Background information
- Born: Phoenix, Arizona, U.S.
- Genres: Hip hop, House, EDM, Latin, Nu-Funk, Tecnocumbia
- Occupations: DJ, musician
- Years active: 1994–present
- Label: Krown Entertainment

= DJ Tranzo =

DJ Tranzo is an underground Chicano disc jockey and emcee from Phoenix, Arizona who started his career in 1994 playing house parties and local events. He is the brother of local cholo rapper MC Bener One, who also started his career in 1994. Tranzo produced Bener One's notable tracks "Best of the Best" and "Shake Ur Rearview" in 2008. The latter was featured on Bener One's Hip Hop Cholo Vol. 1. Tranzo is signed to local Phoenix label Krown Entertainment.

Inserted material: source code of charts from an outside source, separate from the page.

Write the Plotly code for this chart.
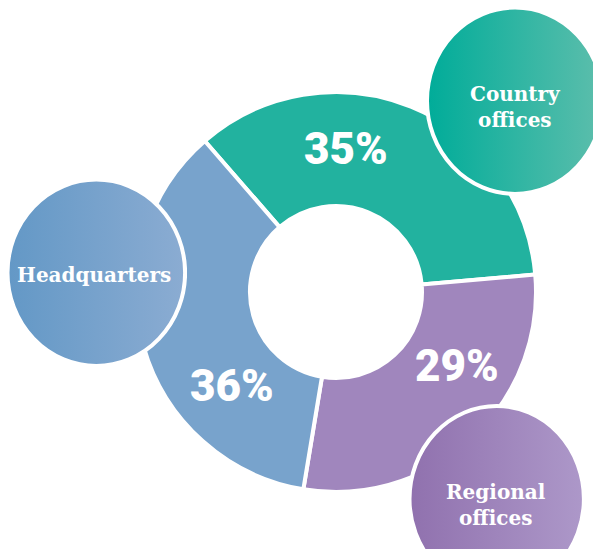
import base64
import plotly.graph_objects as go

# ---- data ----
categories = ["Country offices", "Regional offices", "Headquarters"]
shares = [35, 29, 36]
label_lines = ["Country<br>offices", "Regional<br>offices", "Headquarters"]

# ---- styling ----
slice_colors = ["#22B29F", "#A086BD", "#78A3CC"]
bubble_grad = [("#00AC99", "#5DBEAC"), ("#9071AE", "#AD98C9"), ("#6398C6", "#8BACD2")]

W, H = 593, 549
STROKE = 4

fig = go.Figure()
fig.add_trace(go.Pie(
    labels=categories,
    values=shares,
    sort=False,
    direction="clockwise",
    rotation=-41,
    hole=0.43,
    textinfo="none",
    hoverinfo="label+percent",
    marker=dict(colors=slice_colors, line=dict(color="white", width=4)),
    domain=dict(x=[(336 - 200) / W, (336 + 200) / W],
                y=[(H - 292 - 200) / H, (H - 292 + 200) / H]),
    showlegend=False,
))

# label bubbles: coloured area in pixels (left, top, right, bottom)
bubble_boxes = [(429, 9.5, 601, 192), (411.5, 408, 582, 590), (9.5, 181.5, 183, 364)]
bubble_text_pos = [(515, 107), (496, 505), (93.5, 275)]
pct_pos = [(346, 149), (456.5, 366), (232, 386)]


def bubble_svg(w, h, c0, c1, stroke):
    svg = (
        f"<svg xmlns='http://www.w3.org/2000/svg' width='{w:.1f}' height='{h:.1f}' "
        f"viewBox='0 0 {w:.1f} {h:.1f}' preserveAspectRatio='none'>"
        "<defs><linearGradient id='g' x1='0' y1='0' x2='1' y2='0'>"
        f"<stop offset='0' stop-color='{c0}'/><stop offset='1' stop-color='{c1}'/>"
        "</linearGradient></defs>"
        f"<ellipse cx='{w/2:.1f}' cy='{h/2:.1f}' rx='{w/2 - stroke/2:.1f}' ry='{h/2 - stroke/2:.1f}' "
        f"fill='url(#g)' stroke='white' stroke-width='{stroke}'/></svg>"
    )
    return "data:image/svg+xml;base64," + base64.b64encode(svg.encode()).decode()


images = []
for (l, t, r, b), (c0, c1) in zip(bubble_boxes, bubble_grad):
    l, t, r, b = l - STROKE, t - STROKE, r + STROKE, b + STROKE
    w, h = r - l, b - t
    images.append(dict(source=bubble_svg(w, h, c0, c1, STROKE), xref="paper", yref="paper",
                       x=l / W, y=(H - t) / H, sizex=w / W, sizey=h / H,
                       xanchor="left", yanchor="top", sizing="stretch", layer="above"))

annotations = []
for txt, (x, y) in zip(label_lines, bubble_text_pos):
    annotations.append(dict(text=txt, x=x / W, y=(H - y) / H, xref="paper", yref="paper",
                            showarrow=False, xanchor="center", yanchor="middle",
                            font=dict(family="DejaVu Serif", size=20, color="white", weight="bold")))
for v, (x, y) in zip(shares, pct_pos):
    annotations.append(dict(text=f"{v}%", x=x / W, y=(H - y) / H, xref="paper", yref="paper",
                            showarrow=False, xanchor="center", yanchor="middle",
                            font=dict(family="Roboto", size=44, color="white", weight=900)))

fig.update_layout(
    width=W, height=H,
    margin=dict(l=0, r=0, t=0, b=0),
    paper_bgcolor="white", plot_bgcolor="white",
    images=images, annotations=annotations,
)

fig.write_html("out.html", config={"displayModeBar": False},
               post_script="document.body.style.margin='0';document.body.style.overflow='hidden';")
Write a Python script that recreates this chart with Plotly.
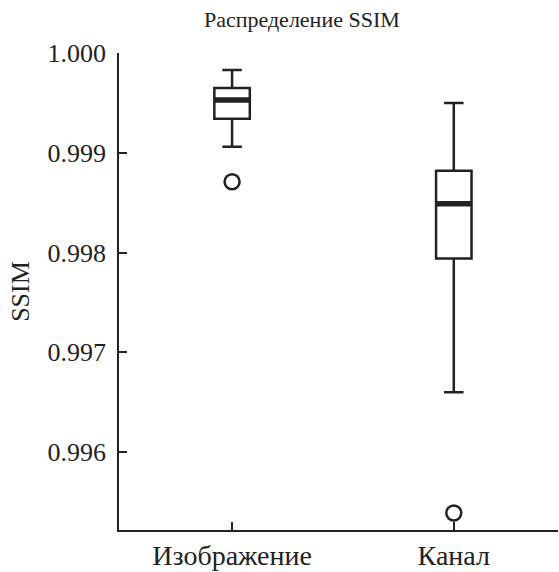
import plotly.graph_objects as go

categories = ["Изображение", "Канал"]
q1 = [0.99934, 0.99794]
median = [0.99953, 0.99849]
q3 = [0.99965, 0.99882]
lower_whisker = [0.99906, 0.99660]
upper_whisker = [0.99983, 0.99950]
outliers = [[0.99871], [0.99539]]

y_ticks = [0.996, 0.997, 0.998, 0.999, 1.000]
y_tick_text = ["0.996", "0.997", "0.998", "0.999", "1.000"]

FONT = "'Liberation Serif', 'Times New Roman', serif"
LINE = "#222222"
BOX_W = 0.16

fig = go.Figure()
for i, cat in enumerate(categories):
    fig.add_trace(go.Box(
        x=[i], q1=[q1[i]], median=[median[i]], q3=[q3[i]],
        lowerfence=[lower_whisker[i]], upperfence=[upper_whisker[i]],
        width=BOX_W, whiskerwidth=0.55,
        fillcolor="rgba(0,0,0,0)", line=dict(color=LINE, width=2.5),
        boxpoints=False, showlegend=False, hoverinfo="skip"))
    # thick median bar
    fig.add_trace(go.Scatter(
        x=[i - BOX_W / 2, i + BOX_W / 2], y=[median[i], median[i]],
        mode="lines", line=dict(color=LINE, width=5.5),
        showlegend=False, hoverinfo="skip"))
    fig.add_trace(go.Scatter(
        x=[i] * len(outliers[i]), y=outliers[i], mode="markers",
        marker=dict(symbol="circle-open", size=15, color=LINE,
                    line=dict(width=2.5, color=LINE)),
        showlegend=False, hoverinfo="skip"))

fig.update_layout(
    width=559, height=572,
    margin=dict(l=119, r=1, t=53, b=35),
    paper_bgcolor="white", plot_bgcolor="white",
    font=dict(family=FONT, size=24, color="#222222"),
    title=dict(text="Распределение SSIM", x=0.54, xanchor="center",
               y=0.967, yanchor="middle", font=dict(family=FONT, size=22)),
)
fig.update_xaxes(
    range=[-0.51, 1.47], tickmode="array", tickvals=[0, 1], ticktext=categories,
    showline=True, linecolor=LINE, linewidth=1.5, ticks="inside", ticklen=8,
    tickcolor=LINE, tickwidth=1.5, showgrid=False, zeroline=False,
    tickfont=dict(family=FONT, size=28))
fig.update_yaxes(
    range=[0.99522, 1.000], tickmode="array", tickvals=y_ticks, ticktext=y_tick_text,
    showline=True, linecolor=LINE, linewidth=1.5, ticks="inside", ticklen=8,
    tickcolor=LINE, tickwidth=1.5, showgrid=False, zeroline=False,
    ticklabelstandoff=6,
    title=dict(text="SSIM", font=dict(family=FONT, size=26), standoff=10),
    tickfont=dict(family=FONT, size=26))

fig.write_html("out.html")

Tranzo played at the Arizona Super Show for Lowrider Magazine in 2008. In 2010, Tranzo was nominated for "Top Phoenix Hip hop DJ" at the 2010 Online Hip-Hop Awards. In 2019, he played at the Phoenix's Winter Wonderland show co-sponsored by local businesses. Tranzo is an active DJ and did live shows on tour in early 2020 prior to the COVID-19 pandemic in the United States. Since then, he has posted new mixes on his YouTube channel.